The declaration comes as AI companion apps, erotic chatbots, and humanoid “love robots” have turned into a multibillion-dollar industry. Grand View Research valued the global sex-tech market at $42.6 billion in 2024, projecting it to top $107 billion by 2030. Analysts at IDTechEx expect the broader humanoid-robot segment—where many of these products sit—to exceed $30 billion by 2035.
A market Microsoft wants no part of
The company’s refusal to build AI with sexual or romantic functions sets it apart from competitors such as xAI and OpenAI, both exploring “adult” or emotionally responsive systems.
“In December, as we roll out age-gating more fully and as part of our 'treat adult users like adults' principle, we will allow even more, like erotica for verified adults,” OpenAI CEO Sam Altman tweeted recently.
Elon Musk’s Grok platform, once known for its flirty AI’s tone and explicit image generation, recently began self-censoring NSFW material after backlash last summer over nude deepfake images of Taylor Swift.

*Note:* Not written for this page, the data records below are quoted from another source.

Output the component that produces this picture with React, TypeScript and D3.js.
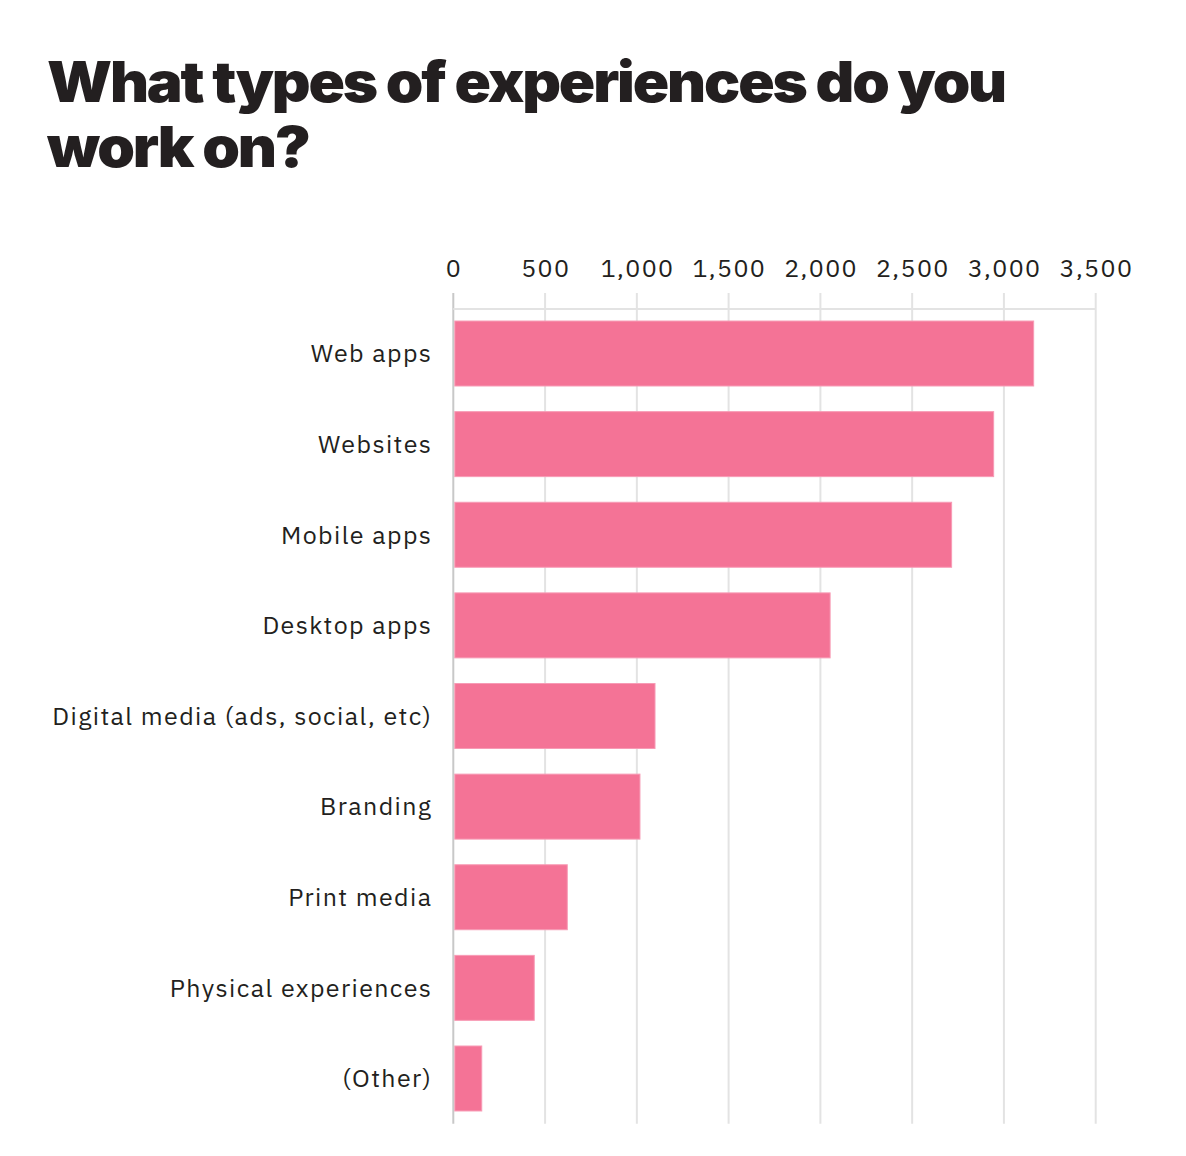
import React from "react";
import * as d3 from "d3";

const categories = [
  "Web apps",
  "Websites",
  "Mobile apps",
  "Desktop apps",
  "Digital media (ads, social, etc)",
  "Branding",
  "Print media",
  "Physical experiences",
  "(Other)",
];
const values = [3162, 2944, 2715, 2053, 1099, 1017, 621, 441, 155];
const tickValues = [0, 500, 1000, 1500, 2000, 2500, 3000, 3500];
const titleLines = ["What types of experiences do you", "work on?"];

const W = 1186;
const H = 1156;
const left = 453.3;
const right = 1095.7;
const top = 308.2;
const bottom = 1123.8;

export default function App() {
  const x = d3.scaleLinear().domain([0, 3500]).range([left, right]);
  const y = d3
    .scaleBand<string>()
    .domain(categories)
    .range([top, bottom])
    .paddingInner(0.283)
    .paddingOuter(0.1415);
  const fmt = d3.format(",");
  const labelFont = "'IBM Plex Sans', 'Noto Sans', 'Open Sans', sans-serif";
  const ls = 1.4;
  const fs = 25;
  return (
    <svg
      width={W}
      height={H}
      viewBox={`0 0 ${W} ${H}`}
      style={{ position: "absolute", left: 0, top: 0, background: "#fff" }}
    >
      <rect x={0} y={0} width={W} height={H} fill="#fff" />
      {titleLines.map((t, i) => (
        <text
          key={i}
          x={47}
          y={102 + i * 65}
          fontFamily="Inter, 'DejaVu Sans', sans-serif"
          fontWeight={900}
          fontSize={56}
          fill="#231f20"
          letterSpacing={-2}
          textLength={i === 0 ? 958 : 262}
          lengthAdjust="spacingAndGlyphs"
        >
          {t}
        </text>
      ))}
      {/* gridlines */}
      {tickValues.map((v) => (
        <line
          key={v}
          x1={x(v)}
          x2={x(v)}
          y1={293}
          y2={bottom}
          stroke={v === 0 ? "#c8c8c8" : "#e3e3e3"}
          strokeWidth={2}
        />
      ))}
      <line x1={left} x2={right} y1={309} y2={309} stroke="#e3e3e3" strokeWidth={2} />
      {/* tick labels */}
      {tickValues.map((v) => (
        <text
          key={"t" + v}
          x={x(v) + ls / 2}
          y={277}
          textAnchor="middle"
          fontFamily={labelFont}
          fontSize={fs}
          letterSpacing={ls}
          fill="#231f20"
        >
          {fmt(v)}
        </text>
      ))}
      {/* bars */}
      {categories.map((c, i) => (
        <rect
          key={c}
          x={x(0) + 1.5}
          y={y(c)!}
          width={x(values[i]) - x(0) - 1.5}
          height={y.bandwidth()}
          fill="#f47396"
          stroke="#f79bb5"
          strokeWidth={1}
        />
      ))}
      {/* category labels */}
      {categories.map((c) => (
        <text
          key={"l" + c}
          x={431 + ls}
          y={y(c)! + y.bandwidth() / 2}
          dy="0.35em"
          textAnchor="end"
          fontFamily={labelFont}
          fontSize={fs}
          letterSpacing={ls}
          fill="#231f20"
        >
          {c}
        </text>
      ))}
    </svg>
  );
}
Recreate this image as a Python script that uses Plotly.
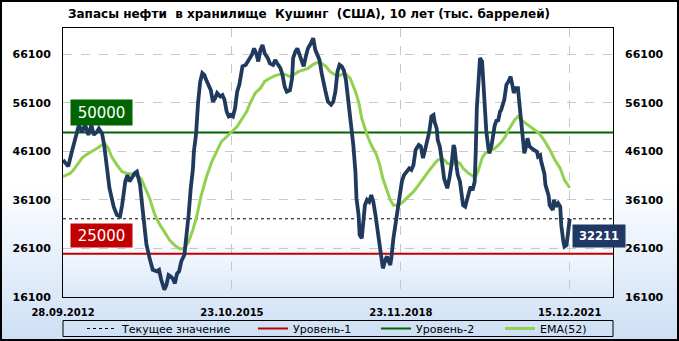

Suleyman said that restraint is a part of Microsoft’s culture, shaped by decades of cautious innovation.
“The joy of being at Microsoft is that for 50 years, the company has built software to empower people, to put people first,” he said. “Sometimes that means moving slower than other startups and being more deliberate and careful. But I think that’s a feature, not a bug.”
He added that Microsoft is “trying to create an AI that fosters a meaningful relationship” without pretending to be alive.
"It’s not that it’s trying to be cold and anodyne—it cares about being fluid and kind,” he said. “It definitely has some emotional intelligence.”